[START Provided material]
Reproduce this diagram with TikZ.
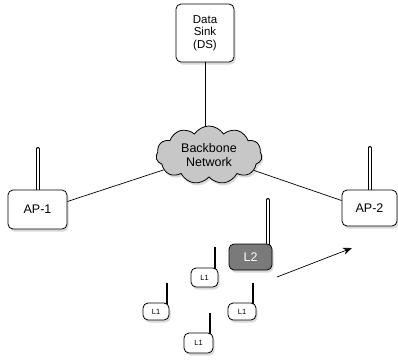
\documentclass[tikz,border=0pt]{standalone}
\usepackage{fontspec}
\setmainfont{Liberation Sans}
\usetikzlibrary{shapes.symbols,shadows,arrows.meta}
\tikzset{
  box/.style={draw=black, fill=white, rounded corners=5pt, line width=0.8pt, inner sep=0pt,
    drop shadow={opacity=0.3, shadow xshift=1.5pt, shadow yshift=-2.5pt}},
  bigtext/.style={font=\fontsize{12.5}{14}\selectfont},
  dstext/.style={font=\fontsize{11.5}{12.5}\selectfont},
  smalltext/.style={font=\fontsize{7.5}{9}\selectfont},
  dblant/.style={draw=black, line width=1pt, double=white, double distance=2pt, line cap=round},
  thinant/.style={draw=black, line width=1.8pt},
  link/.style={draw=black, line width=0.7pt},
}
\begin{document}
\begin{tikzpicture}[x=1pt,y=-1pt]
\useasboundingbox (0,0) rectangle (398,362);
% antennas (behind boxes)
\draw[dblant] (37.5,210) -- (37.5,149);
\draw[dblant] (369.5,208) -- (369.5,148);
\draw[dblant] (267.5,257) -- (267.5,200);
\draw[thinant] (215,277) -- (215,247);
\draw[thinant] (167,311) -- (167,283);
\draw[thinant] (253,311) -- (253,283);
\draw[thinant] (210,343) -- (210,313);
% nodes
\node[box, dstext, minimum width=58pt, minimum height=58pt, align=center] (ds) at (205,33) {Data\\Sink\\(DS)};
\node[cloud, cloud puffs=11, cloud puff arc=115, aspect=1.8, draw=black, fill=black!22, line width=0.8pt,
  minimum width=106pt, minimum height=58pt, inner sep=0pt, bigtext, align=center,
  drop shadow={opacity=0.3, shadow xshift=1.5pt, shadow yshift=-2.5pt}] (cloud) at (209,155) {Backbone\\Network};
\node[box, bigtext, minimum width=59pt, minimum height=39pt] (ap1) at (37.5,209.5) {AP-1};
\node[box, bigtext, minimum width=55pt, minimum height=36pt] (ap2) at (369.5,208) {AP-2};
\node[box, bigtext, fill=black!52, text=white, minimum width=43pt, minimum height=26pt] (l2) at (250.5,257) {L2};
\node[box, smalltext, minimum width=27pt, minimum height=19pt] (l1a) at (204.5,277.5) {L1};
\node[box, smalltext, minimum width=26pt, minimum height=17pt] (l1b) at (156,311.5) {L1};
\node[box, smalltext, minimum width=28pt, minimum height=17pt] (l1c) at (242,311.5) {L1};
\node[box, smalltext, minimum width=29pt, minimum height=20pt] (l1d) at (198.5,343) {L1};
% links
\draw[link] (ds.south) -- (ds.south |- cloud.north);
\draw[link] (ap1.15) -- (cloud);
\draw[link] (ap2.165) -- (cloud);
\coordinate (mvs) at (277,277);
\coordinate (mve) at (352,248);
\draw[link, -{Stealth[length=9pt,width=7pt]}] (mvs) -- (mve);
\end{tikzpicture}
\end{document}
[END Provided material]
§ Task directions
All of the lines above should be printed exactly, minus the pictures.

§ Task solution
Reproduce this diagram with TikZ.
\documentclass[tikz,border=0pt]{standalone}
\usepackage{fontspec}
\setmainfont{Liberation Sans}
\usetikzlibrary{shapes.symbols,shadows,arrows.meta}
\tikzset{
  box/.style={draw=black, fill=white, rounded corners=5pt, line width=0.8pt, inner sep=0pt,
    drop shadow={opacity=0.3, shadow xshift=1.5pt, shadow yshift=-2.5pt}},
  bigtext/.style={font=\fontsize{12.5}{14}\selectfont},
  dstext/.style={font=\fontsize{11.5}{12.5}\selectfont},
  smalltext/.style={font=\fontsize{7.5}{9}\selectfont},
  dblant/.style={draw=black, line width=1pt, double=white, double distance=2pt, line cap=round},
  thinant/.style={draw=black, line width=1.8pt},
  link/.style={draw=black, line width=0.7pt},
}
\begin{document}
\begin{tikzpicture}[x=1pt,y=-1pt]
\useasboundingbox (0,0) rectangle (398,362);
% antennas (behind boxes)
\draw[dblant] (37.5,210) -- (37.5,149);
\draw[dblant] (369.5,208) -- (369.5,148);
\draw[dblant] (267.5,257) -- (267.5,200);
\draw[thinant] (215,277) -- (215,247);
\draw[thinant] (167,311) -- (167,283);
\draw[thinant] (253,311) -- (253,283);
\draw[thinant] (210,343) -- (210,313);
% nodes
\node[box, dstext, minimum width=58pt, minimum height=58pt, align=center] (ds) at (205,33) {Data\\Sink\\(DS)};
\node[cloud, cloud puffs=11, cloud puff arc=115, aspect=1.8, draw=black, fill=black!22, line width=0.8pt,
  minimum width=106pt, minimum height=58pt, inner sep=0pt, bigtext, align=center,
  drop shadow={opacity=0.3, shadow xshift=1.5pt, shadow yshift=-2.5pt}] (cloud) at (209,155) {Backbone\\Network};
\node[box, bigtext, minimum width=59pt, minimum height=39pt] (ap1) at (37.5,209.5) {AP-1};
\node[box, bigtext, minimum width=55pt, minimum height=36pt] (ap2) at (369.5,208) {AP-2};
\node[box, bigtext, fill=black!52, text=white, minimum width=43pt, minimum height=26pt] (l2) at (250.5,257) {L2};
\node[box, smalltext, minimum width=27pt, minimum height=19pt] (l1a) at (204.5,277.5) {L1};
\node[box, smalltext, minimum width=26pt, minimum height=17pt] (l1b) at (156,311.5) {L1};
\node[box, smalltext, minimum width=28pt, minimum height=17pt] (l1c) at (242,311.5) {L1};
\node[box, smalltext, minimum width=29pt, minimum height=20pt] (l1d) at (198.5,343) {L1};
% links
\draw[link] (ds.south) -- (ds.south |- cloud.north);
\draw[link] (ap1.15) -- (cloud);
\draw[link] (ap2.165) -- (cloud);
\coordinate (mvs) at (277,277);
\coordinate (mve) at (352,248);
\draw[link, -{Stealth[length=9pt,width=7pt]}] (mvs) -- (mve);
\end{tikzpicture}
\end{document}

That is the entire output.